As we saw at IBC, on Quantel's booth with their Pablo Rio colour grading system, 4K is still reasonably hard work, requiring lots of hardware and careful configuration, especially since the standard allows for frame rates up to 120p. Fractional frame rates such as 59.94 and 29.97 frames per second remain, irritatingly, though probably necessarily given a likely ongoing need to satisfy the majority of people who still haven't moved away from SD. Even a saner 60-frame video stream represents over 700MB/second of data, though, and if people want to keep using stereoscopic 3D, there's twice as many eyes and therefore twice the data.
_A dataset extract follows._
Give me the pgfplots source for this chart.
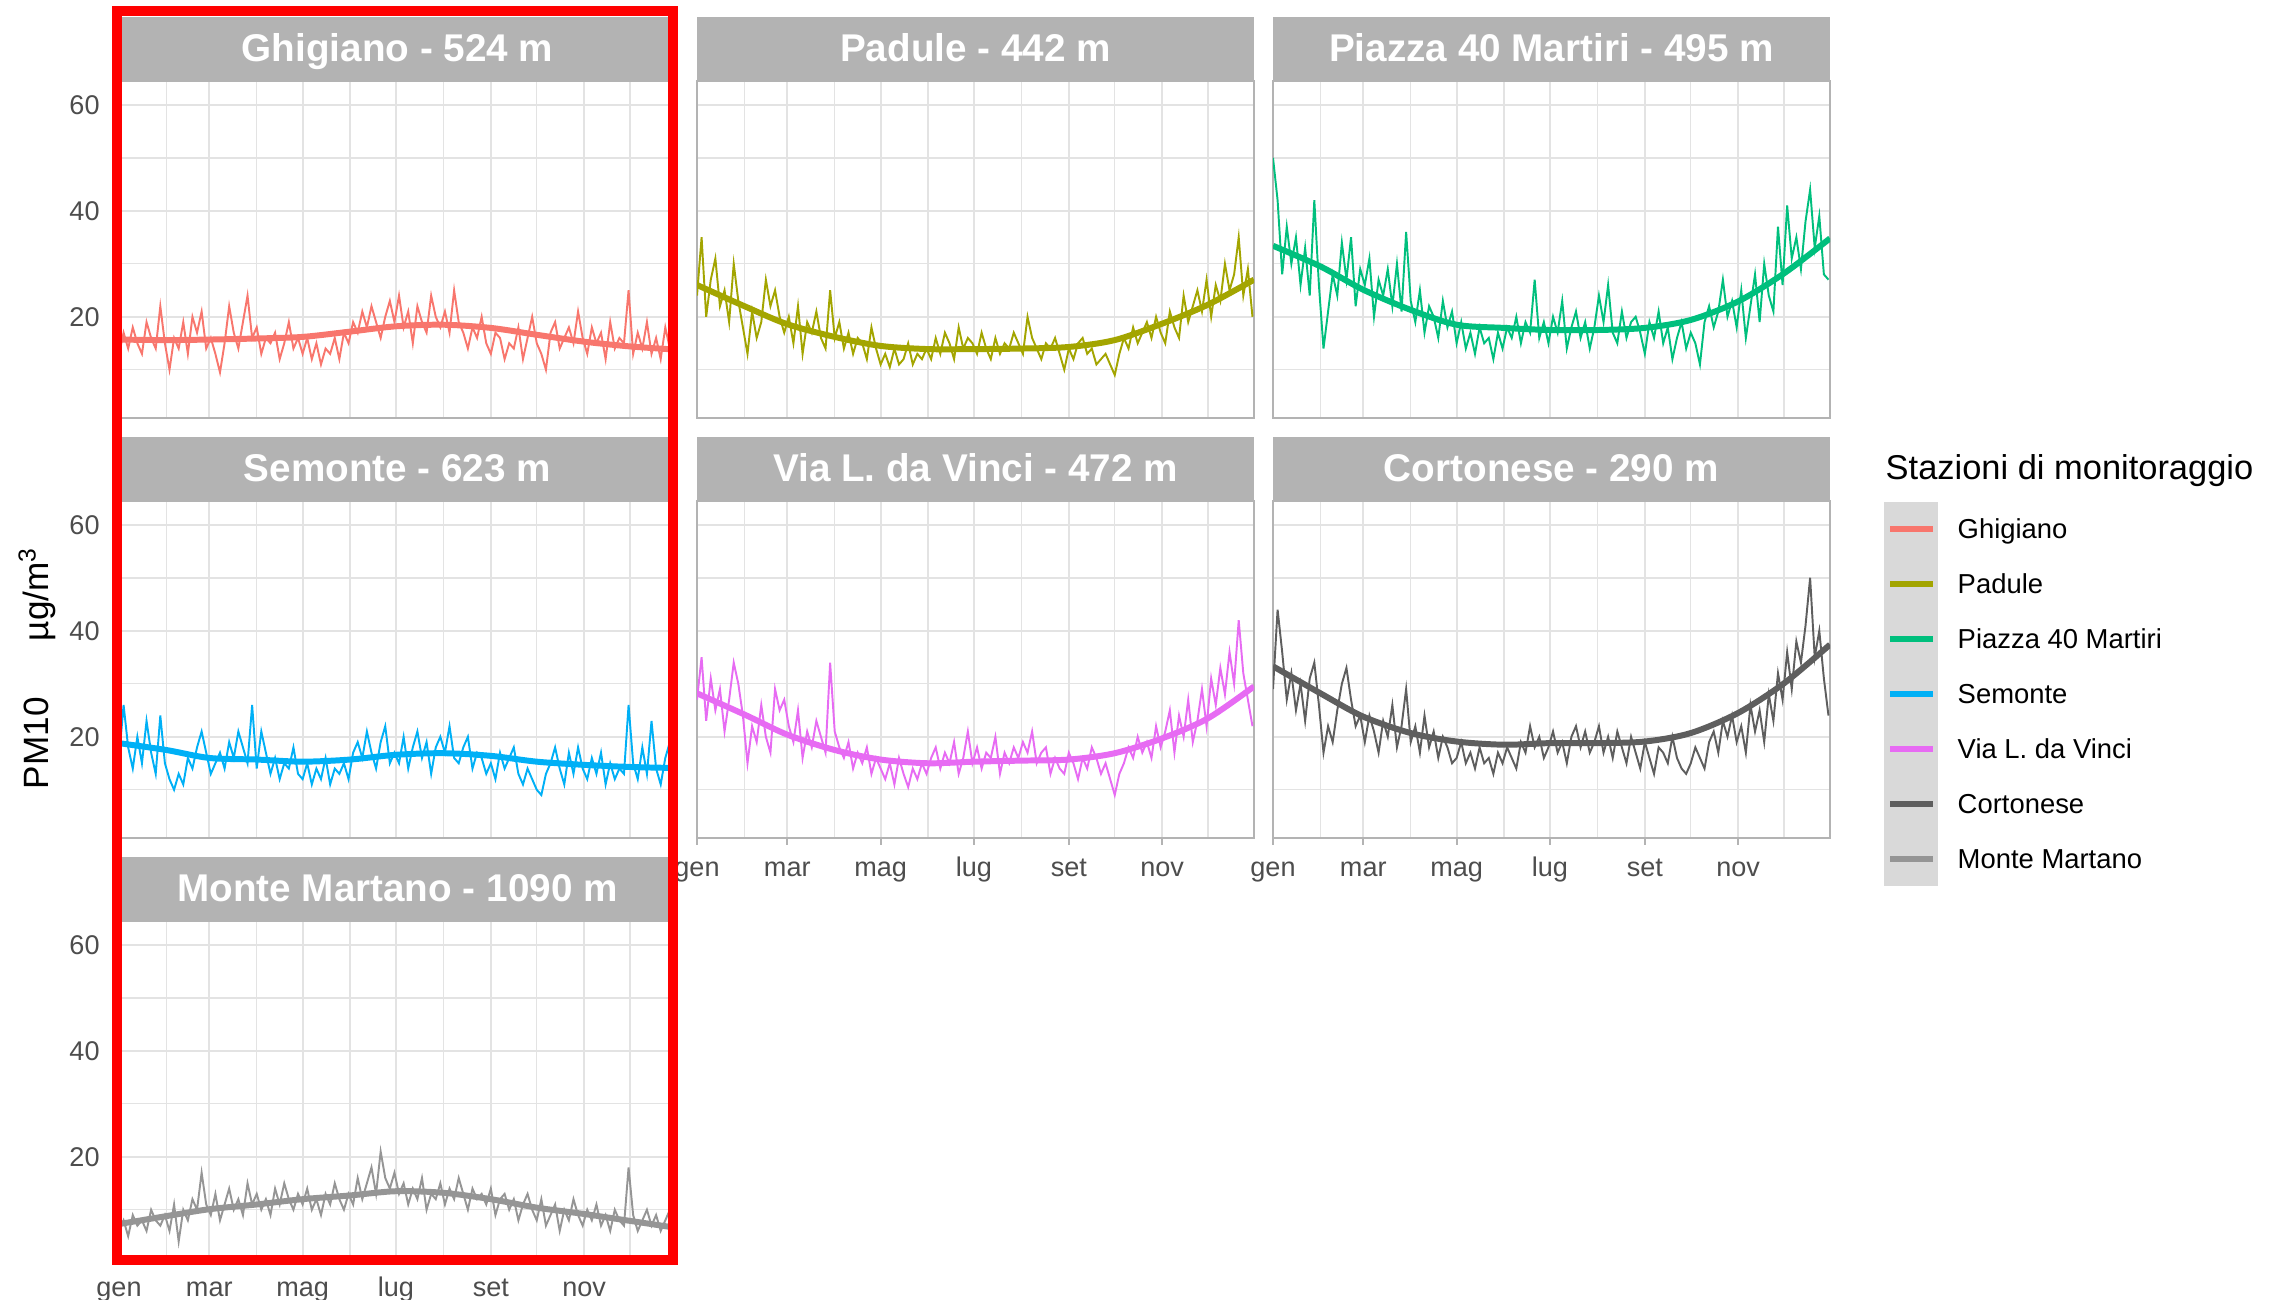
\documentclass[border=0pt]{standalone}
\usepackage{pgfplots}
\usepackage{pgfplotstable}
\usepackage{fontspec}
\setmainfont{Liberation Sans}
\pgfplotsset{compat=1.18}

\definecolor{cGhi}{HTML}{F8766D}
\definecolor{cPad}{HTML}{A3A500}
\definecolor{cPia}{HTML}{00BF7D}
\definecolor{cSem}{HTML}{00B0F6}
\definecolor{cVia}{HTML}{E76BF3}
\definecolor{cCor}{HTML}{5E5E5E}
\definecolor{cMM}{HTML}{959595}
\definecolor{stripc}{HTML}{B3B3B3}
\definecolor{gridc}{HTML}{E3E3E3}
\definecolor{ticklab}{HTML}{4D4D4D}
\definecolor{keybg}{HTML}{D9D9D9}

% daily PM10, one value every 3 days from 1 Jan
\pgfplotstableread[row sep=\\, header=false]{
13\\17\\14\\18\\15\\13\\19\\16\\14\\22\\ 15\\10\\16\\14\\19\\13\\20\\17\\21\\14\\
16\\13\\9.5\\15\\22\\17\\14\\19\\24\\16\\ 18\\13\\16\\15\\17\\12\\15\\19\\14\\16\\
13\\16\\12\\15\\11\\14\\13\\16\\12\\17\\ 15\\19\\17\\21\\18\\22\\19\\16\\20\\23\\
19\\24\\18\\21\\15\\22\\19\\17\\24\\20\\ 18\\21\\17\\25\\19\\17\\14\\18\\16\\20\\
15\\13\\17\\16\\12\\15\\14\\18\\12\\16\\ 20\\15\\13\\10\\17\\19\\14\\16\\18\\15\\
21\\16\\13\\18\\15\\17\\12\\19\\14\\16\\ 15\\25\\13\\17\\14\\19\\13\\16\\12\\18\\14\\15\\
}\tGhi
\pgfplotstableread[row sep=\\, header=false]{
24\\35\\20\\27\\31\\22\\25\\19\\30\\23\\ 18\\13\\21\\16\\19\\27\\22\\25\\20\\17\\
20\\15\\22\\13\\19\\17\\21\\16\\14\\25\\ 16\\19\\14\\17\\13\\16\\15\\12\\18\\14\\
11\\13\\10.5\\14\\11\\12\\15\\11\\13\\12\\ 14\\12\\16\\13\\17\\15\\12\\18\\14\\16\\
15\\13\\17\\14\\12\\16\\13\\15\\14\\17\\ 15\\13\\20\\16\\14\\12\\15\\14\\16\\13\\
10\\14\\12\\15\\16\\13\\14\\11\\12\\13\\ 11\\9\\13\\16\\14\\18\\15\\17\\19\\16\\
20\\17\\15\\21\\18\\16\\24\\19\\22\\25\\ 21\\27\\20\\26\\23\\30\\25\\28\\35\\24\\29\\20\\
}\tPad
\pgfplotstableread[row sep=\\, header=false]{
50\\42\\28\\37\\30\\35\\26\\33\\24\\42\\ 26\\14\\21\\28\\24\\34\\27\\35\\22\\29\\
26\\31\\20\\27\\24\\29\\22\\30\\21\\36\\ 23\\19\\25\\17\\22\\20\\16\\23\\18\\21\\
15\\19\\14\\17\\13\\18\\15\\16\\12\\17\\ 14\\18\\16\\20\\15\\19\\17\\27\\16\\19\\
15\\20\\17\\23\\14\\18\\21\\16\\19\\14\\ 18\\24\\19\\26\\17\\15\\21\\16\\19\\20\\
17\\13\\19\\16\\21\\15\\18\\12\\16\\19\\ 14\\17\\15\\11\\19\\22\\18\\21\\27\\20\\
23\\18\\25\\16\\22\\28\\19\\30\\24\\21\\ 37\\26\\41\\31\\35\\29\\38\\44\\33\\39\\28\\27\\
}\tPia
\pgfplotstableread[row sep=\\, header=false]{
16\\26\\18\\14\\20\\15\\23\\17\\13\\24\\ 15\\12\\10\\13\\11\\16\\14\\18\\21\\17\\
13\\15\\17\\14\\19\\16\\21\\18\\15\\26\\ 14\\21\\17\\13\\16\\12\\15\\14\\18\\13\\
12\\15\\11\\14\\12\\16\\11\\14\\13\\15\\ 12\\17\\19\\16\\21\\17\\14\\19\\22\\15\\
17\\15\\20\\14\\18\\21\\16\\19\\13\\18\\ 20\\17\\22\\16\\15\\18\\20\\14\\17\\16\\
13\\15\\12\\17\\14\\16\\18\\13\\11\\14\\ 12\\10\\9\\13\\15\\18\\14\\11\\17\\13\\
18\\14\\12\\16\\13\\17\\11\\15\\12\\14\\ 13\\26\\15\\12\\18\\13\\23\\14\\11\\16\\19\\18\\
}\tSem
\pgfplotstableread[row sep=\\, header=false]{
27\\35\\23\\31\\25\\29\\21\\27\\34\\30\\ 24\\15\\22\\19\\26\\20\\17\\29\\25\\27\\
22\\19\\25\\16\\21\\18\\23\\20\\17\\34\\ 21\\18\\16\\19\\14\\17\\15\\18\\13\\16\\
14\\12\\15\\11\\16\\13\\10.5\\14\\12\\15\\ 13\\16\\18\\14\\17\\15\\19\\13\\16\\21\\
15\\18\\14\\17\\16\\20\\13\\17\\15\\18\\ 16\\19\\17\\21\\15\\17\\18\\13\\16\\14\\
13\\17\\15\\12\\16\\14\\18\\16\\13\\15\\ 12\\9\\13\\15\\18\\16\\20\\17\\19\\16\\
22\\18\\21\\25\\17\\24\\20\\27\\19\\23\\ 29\\22\\31\\26\\33\\28\\36\\30\\42\\32\\27\\22\\
}\tVia
\pgfplotstableread[row sep=\\, header=false]{
29\\44\\36\\27\\32\\25\\30\\23\\31\\34\\ 26\\17\\22\\19\\25\\30\\33\\27\\22\\24\\
19\\24\\21\\17\\23\\20\\26\\18\\22\\29\\ 19\\22\\17\\24\\18\\21\\16\\20\\18\\15\\
16\\19\\15\\17\\14\\18\\15\\16\\13\\17\\ 15\\18\\16\\14\\19\\17\\22\\18\\20\\16\\
18\\21\\17\\19\\15\\20\\22\\18\\21\\17\\ 19\\22\\17\\20\\16\\21\\18\\15\\20\\17\\
14\\19\\16\\13\\18\\17\\15\\20\\16\\14\\ 13\\15\\18\\16\\14\\19\\21\\17\\23\\20\\
24\\19\\22\\17\\26\\21\\25\\19\\28\\23\\ 32\\27\\36\\29\\38\\34\\41\\50\\35\\40\\31\\24\\
}\tCor
\pgfplotstableread[row sep=\\, header=false]{
6\\8\\5\\9\\7\\8\\6\\10\\8\\7\\ 9\\6\\11\\4\\10\\8\\12\\10\\17\\11\\
9\\13\\8\\11\\14\\10\\12\\9\\15\\11\\ 13\\10\\12\\9\\14\\11\\15\\12\\10\\13\\
11\\14\\10\\12\\9\\13\\11\\15\\12\\10\\ 13\\11\\16\\12\\15\\18\\13\\21\\16\\14\\
17\\13\\15\\11\\14\\12\\16\\10\\13\\12\\ 15\\11\\14\\12\\16\\13\\10\\14\\12\\13\\
11\\14\\9\\12\\13\\10\\12\\8\\11\\13\\ 10\\8\\12\\7\\9\\11\\6\\10\\8\\12\\
9\\7\\10\\8\\11\\7\\9\\6\\10\\8\\ 7\\18\\9\\6\\8\\10\\7\\9\\6\\8\\10\\7\\
}\tMM

\pgfplotsset{
  panel/.style={
    scale only axis, width=55.7mm, height=33.7mm, anchor=south west,
    xmin=0, xmax=364, ymin=0.9, ymax=64.5,
    xtick={0,59,120,181,243,304}, minor xtick={31,90,151,212,273,334},
    ytick={20,40,60}, minor ytick={10,30,50},
    grid=both,
    major grid style={draw=gridc, line width=0.55pt},
    minor grid style={draw=gridc, line width=0.4pt},
    axis line style={draw=stripc, line width=0.6pt},
    tick align=outside, major tick length=0.7mm, minor tick length=0pt,
    xtick style={draw=none}, ytick style={draw=none},
    xticklabels={}, yticklabels={},
    tick label style={font=\fontsize{7.7}{9}\selectfont, text=ticklab},
    xticklabel style={text height=0.55em, text depth=0.2em},
  },
  xlab/.style={xticklabels={gen,mar,mag,lug,set,nov}, xtick pos=left,
    xtick style={draw=stripc, line width=0.5pt}},
  ylab/.style={yticklabels={20,40,60}},
  raw/.style={color=#1, line width=0.55pt, no markers},
  fit/.style={color=#1, line width=1.7pt, smooth, no markers},
}

\begin{document}
\begin{tikzpicture}
% row 1
\begin{axis}[panel, ylab, at={(11.9mm,88.2mm)}]
\addplot[raw=cGhi] table[x expr=\coordindex*3, y index=0] {\tGhi};
\addplot[fit=cGhi] coordinates {(0,15.7)(31,15.6)(59,15.7)(90,15.9)(120,16.2)(151,17.2)(181,18.2)(212,18.5)(243,17.9)(273,16.6)(304,15.3)(334,14.4)(364,13.8)};
\end{axis}
\begin{axis}[panel, at={(69.7mm,88.2mm)}]
\addplot[raw=cPad] table[x expr=\coordindex*3, y index=0] {\tPad};
\addplot[fit=cPad] coordinates {(0,26)(31,22)(59,18.6)(90,16.2)(120,14.5)(151,13.9)(181,13.9)(212,14.0)(243,14.3)(273,15.6)(304,18.7)(334,22.3)(364,27)};
\end{axis}
\begin{axis}[panel, at={(127.3mm,88.2mm)}]
\addplot[raw=cPia] table[x expr=\coordindex*3, y index=0] {\tPia};
\addplot[fit=cPia] coordinates {(0,33.4)(31,29.5)(59,25.1)(90,21.3)(120,18.5)(151,17.9)(181,17.5)(212,17.5)(243,17.9)(273,19.4)(304,22.9)(334,28.2)(364,34.8)};
\end{axis}
% row 2
\begin{axis}[panel, ylab, at={(11.9mm,46.2mm)}]
\addplot[raw=cSem] table[x expr=\coordindex*3, y index=0] {\tSem};
\addplot[fit=cSem] coordinates {(0,18.8)(31,17.5)(59,16.0)(90,15.7)(120,15.3)(151,15.7)(181,16.6)(212,16.9)(243,16.4)(273,15.3)(304,14.7)(334,14.3)(364,14.1)};
\end{axis}
\begin{axis}[panel, xlab, at={(69.7mm,46.2mm)}]
\addplot[raw=cVia] table[x expr=\coordindex*3, y index=0] {\tVia};
\addplot[fit=cVia] coordinates {(0,28.2)(31,24.2)(59,20.4)(90,17.5)(120,15.7)(151,15.0)(181,15.3)(212,15.5)(243,15.7)(273,16.9)(304,19.7)(334,23.5)(364,29.5)};
\end{axis}
\begin{axis}[panel, xlab, at={(127.3mm,46.2mm)}]
\addplot[raw=cCor] table[x expr=\coordindex*3, y index=0] {\tCor};
\addplot[fit=cCor] coordinates {(0,33.3)(31,28.2)(59,23.8)(90,20.7)(120,19.1)(151,18.5)(181,18.8)(212,18.8)(243,19.1)(273,20.7)(304,24.5)(334,30.1)(364,37.4)};
\end{axis}
% row 3
\begin{axis}[panel, ylab, xlab, at={(11.9mm,4.2mm)}]
\addplot[raw=cMM] table[x expr=\coordindex*3, y index=0] {\tMM};
\addplot[fit=cMM] coordinates {(0,7.3)(31,8.8)(59,10.1)(90,11.0)(120,12.0)(151,12.7)(181,13.5)(212,13.2)(243,12.0)(273,10.4)(304,9.2)(334,7.9)(364,6.6)};
\end{axis}

\begin{scope}[x=0.1mm, y=-0.1mm, shift={(0mm,130mm)}]
  \tikzset{striptxt/.style={text=white, anchor=base, font=\bfseries\fontsize{11}{13}\selectfont}}
  \foreach \x/\y/\t in {119/17/{Ghigiano - 524 m}, 697/17/{Padule - 442 m}, 1273/17/{Piazza 40 Martiri - 495 m},
      119/437/{Semonte - 623 m}, 697/437/{Via L. da Vinci - 472 m}, 1273/437/{Cortonese - 290 m},
      119/857/{Monte Martano - 1090 m}} {
    \fill[stripc] (\x,\y) rectangle ++(557,64);
    \node[striptxt] at (\x+278.5,\y+45) {\t};
  }
  % y axis title
  \node[rotate=90, font=\fontsize{10}{12}\selectfont] at (37,668) {PM10\hspace{1.6em}µg/m\textsuperscript{3}};
  % legend
  \node[anchor=base west, inner sep=0pt, font=\fontsize{9.8}{12}\selectfont] at (1885,480) {Stazioni di monitoraggio};
  \fill[keybg] (1884,502) rectangle (1938,886);
  \foreach \c/\t [count=\k from 0] in {cGhi/Ghigiano, cPad/Padule, cPia/Piazza 40 Martiri, cSem/Semonte,
      cVia/Via L. da Vinci, cCor/Cortonese, cMM/Monte Martano} {
    \draw[\c, line width=0.6mm] (1890,529+55*\k) -- (1933,529+55*\k);
    \node[anchor=base west, inner sep=0pt, font=\fontsize{7.8}{9}\selectfont] at (1957,539+55*\k) {\t};
  }
  % highlight frame
  \draw[red, line width=1mm] (117,11) rectangle (673,1260);
\end{scope}
\pgfresetboundingbox
\path[use as bounding box] (0,0) rectangle (228.5mm,130mm);
\end{tikzpicture}
\end{document}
But with compressed systems providing 4K or Quad HD workflows that are easier and cheaper than ever, it may be worth wondering just how well your software and equipment handles not only the startling data rates, but also the extra colour information.

Sony's Solution

What's slightly unusual is that one of the first few displays actually capable of handling Rec. 2020 is likely to be Sony's 56” OLED, now shown at a few trade shows - if they can figure out how to make them in any way that's economically viable.

Obsession

With the current obsession with the density of pixels, some of this might see to be rather far off - but the important thing is that a standard now exists. It's something for broadcasters and manufacturers to work to. It remains to be seen - especially with the question of how many bits are available for each pixel - whether the move to 4K and beyond will do anything more than make the pictures look sharper.